Before the crisis however, that number didn't push past 3 percent, so there's still a long way to go to get there.

Foreclosures are also down, but still account for 1.4 million homes, or 3.6 percent of all mortgages -- that's five times the national average before 2000, according to the report.

While millions of homeowners are struggling to hang on to their homes, others are wondering if they will ever even have that chance.

Homeownership rates are down again, dropping from 66.1 percent in 2011 to 65.4 percent in 2012. That drop represents a loss of 161,000 homeowners for the year. But those numbers don't even paint the whole picture.

Homeownership rates among people in all age groups from 25 to 54 are at their lowest points in history. The overall homeownership rate is being boosted by homeowners older than 65. That 65.4 percent rate is only as high as it is because these aging households now have the highest homeownership rates on record, according to the report.

Owning a home is becoming increasingly more difficult for younger and low- to middle-income households. The growth in home buying and home prices has largely been at the higher end of the market, while the low end is actually shrinking, said Debra Still, chairman of the Mortgage Banker's Association, at a Joint Center for Housing Studies panel.

While a few factors have contributed to this shrinking class of buyers, including lost wealth, lower incomes and less employment opportunity, loan standards may be the biggest one.

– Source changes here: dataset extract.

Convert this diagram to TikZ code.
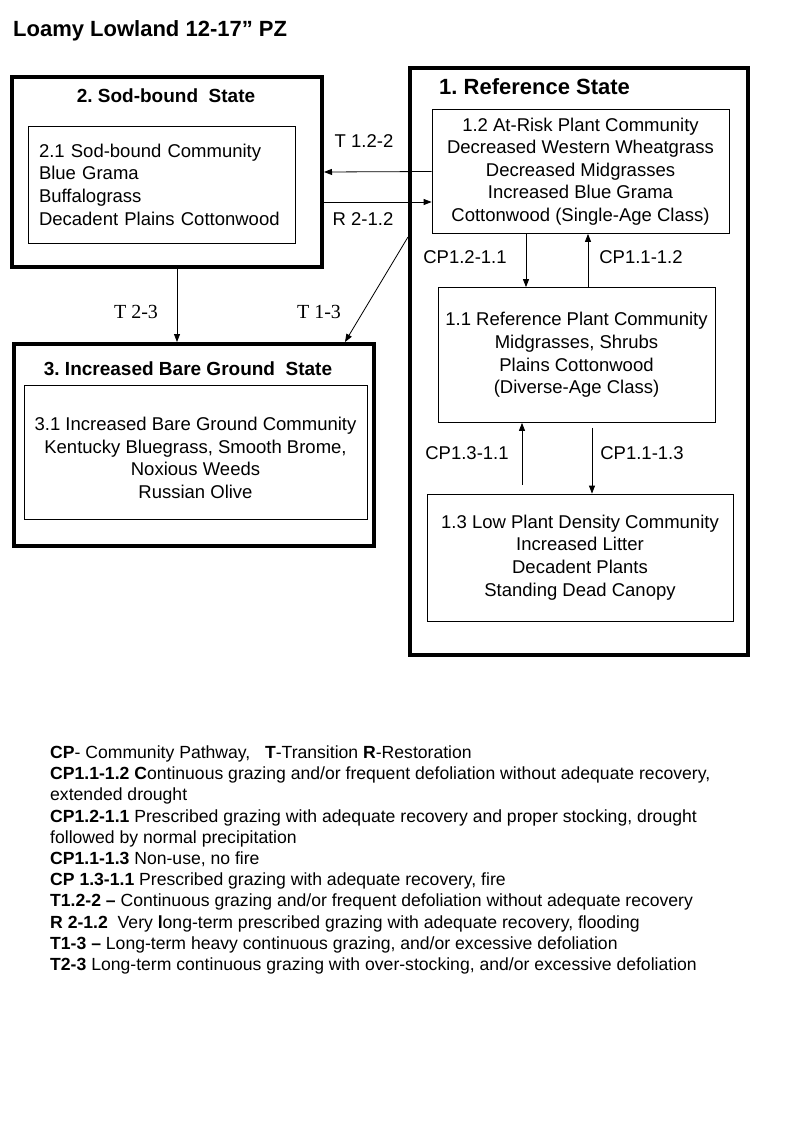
\documentclass[tikz,border=0pt]{standalone}
\usepackage{fontspec}
\setmainfont{Liberation Sans}
\newfontfamily\labelserif{Liberation Serif}
\usetikzlibrary{arrows.meta}
\frenchspacing
\tikzstyle{every node}+=[inner sep=0pt]
\tikzstyle{statebox}=[draw, line width=4pt]
\tikzstyle{statetitle}=[font=\bfseries\fontsize{19}{23}\selectfont]
\tikzstyle{commbox}=[draw, line width=0.8pt, align=center]
\tikzstyle{flow}=[line width=0.8pt, -{Triangle[length=8pt,width=6pt]}]
\tikzstyle{tlabel}=[font=\labelserif\fontsize{20}{24}\selectfont]
\tikzstyle{keytext}=[font=\fontsize{17.6}{21.2}\selectfont, align=left]

\begin{document}
\begin{tikzpicture}[x=1pt, y=-1pt, font=\fontsize{18.5}{22.6}\selectfont]
\tikzstyle{every node}+=[inner sep=0pt]
\fill [white] (0,0) rectangle (800,1143);
\useasboundingbox (0,0) rectangle (800,1143);

\node [anchor=base west, font=\bfseries\fontsize{22}{26}\selectfont] (title) at (13,36) {Loamy Lowland 12-17” PZ};

% states
\node [statebox, minimum width=310, minimum height=190] (s2) at (167,172) {};
\node [statebox, minimum width=338, minimum height=587] (s1) at (579,361.5) {};
\node [statebox, minimum width=360, minimum height=202] (s3) at (194,445) {};

\node [statetitle] (s2title) at (166,96) {2. Sod-bound~~State};
\node [statetitle, anchor=west, font=\bfseries\fontsize{22}{26}\selectfont] (s1title) at (439,87) {1. Reference State};
\node [statetitle] (s3title) at (188,369) {3. Increased Bare Ground~~State};

% communities
\node [commbox, align=left, text width=245, inner xsep=11pt, minimum height=117] (c21) at (161.5,184.5)
  {2.1 Sod-bound Community\\Blue Grama\\Buffalograss\\Decadent Plains Cottonwood};
\node [commbox, minimum width=297, minimum height=124] (c12) at (580.5,171.5)
  {1.2 At-Risk Plant Community\\Decreased Western Wheatgrass\\Decreased Midgrasses\\Increased Blue Grama\\Cottonwood (Single-Age Class)};
\node [commbox, minimum width=277, minimum height=135] (c11) at (576.5,355)
  {1.1 Reference Plant Community\\Midgrasses, Shrubs\\Plains Cottonwood\\(Diverse-Age Class)};
\node [commbox, minimum width=306, minimum height=127] (c13) at (580,557.5)
  {1.3 Low Plant Density Community\\Increased Litter\\Decadent Plants\\Standing Dead Canopy};
\node [commbox, minimum width=343, minimum height=134] (c31) at (195.5,452) {};
\node [align=center] (c31text) at (195.5,458)
  {3.1 Increased Bare Ground Community\\Kentucky Bluegrass, Smooth Brome,\\Noxious Weeds\\Russian Olive};

% transitions
\draw [flow] (c12.west) -- (s2.east |- 0,172);
\draw [flow] (s2.east |- 0,202) -- (c12.west |- 0,202);
\draw [flow] (s2.south -| 177,0) -- (s3.north -| 177,0);
\draw [flow] (s1.west |- 0,237) -- (s3.north -| 345,0);
\node (t122) at (364,141) {T 1.2-2};
\node (r212) at (363,219) {R 2-1.2};
\node [tlabel] (t23) at (136,312) {T 2-3};
\node [tlabel] (t13) at (319,312) {T 1-3};

% pathways
\draw [flow] (c12.south -| 526,0) -- (c11.north -| 526,0);
\draw [flow] (c11.north -| 588,0) -- (c12.south -| 588,0);
\draw [flow, shorten <=9pt] (c13.north -| 522,0) -- (c11.south -| 522,0);
\draw [flow, shorten <=5pt] (c11.south -| 592,0) -- (c13.north -| 592,0);
\node (cp1211) at (465,257) {CP1.2-1.1};
\node (cp1112) at (641,257) {CP1.1-1.2};
\node (cp1311) at (467,453) {CP1.3-1.1};
\node (cp1113) at (642,453) {CP1.1-1.3};

% key
\node [keytext, anchor=north west] (key) at (50,745.5) {%
\textbf{CP}- Community Pathway,~~ \textbf{T}-Transition \textbf{R}-Restoration\\
\textbf{CP1.1-1.2 C}ontinuous grazing and/or frequent defoliation without adequate recovery,\\
extended drought\\
\textbf{CP1.2-1.1} Prescribed grazing with adequate recovery and proper stocking, drought\\
followed by normal precipitation\\
\textbf{CP1.1-1.3} Non-use, no fire\\
\textbf{CP 1.3-1.1} Prescribed grazing with adequate recovery, fire\\
\textbf{T1.2-2 –} Continuous grazing and/or frequent defoliation without adequate recovery\\
\textbf{R 2-1.2}~ Very \textbf{l}ong-term prescribed grazing with adequate recovery, flooding\\
\textbf{T1-3 –} Long-term heavy continuous grazing, and/or excessive defoliation\\
\textbf{T2-3} Long-term continuous grazing with over-stocking, and/or excessive defoliation};
\end{tikzpicture}
\end{document}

Take a look at credit scores. For most of the 2000s, credit scores on Fannie Mae or Freddie Mac loans averaged around 720, while those on Federal Housing Authority loans averaged around 650. When the housing crisis took hold in 2008, required credit scores turned up sharply, to roughly 760 and 710, respectively.

Even among borrowers with relatively high scores, there are problems. Ellie Mae reported that the average credit scores of conventional mortgage applicants that were denied credit in the first quarter of 2013 were 729 for purchases, even if they had nearly 20 percent to put down.

So potential buyers have to wait until their credit profiles improve, but in the meantime, home prices are skyrocketing. While they leap anywhere from 9 to 13 percent year over year, income simply isn't following suit. At last measure in 2011, median household income fell 1.5 percent from a year prior to stand 8.1 percent below the 2007 peak and 6.7 percent below the 2001 level.

So even if housing prices return to their pre-bubble 2001 levels, the income to afford those homes simply won't be there. In fact, the only thing really keeping homes so affordable right now is superlow interest rates, said Eric S. Belsky, managing director of the Harvard Joint Center for Housing Studies.

When you hit a more normal 7 percent, you make housing a binding constraint, he added.

With so many potential buyers now being left out of the housing equation, it begs the question: We wanted a housing recovery, but at what price?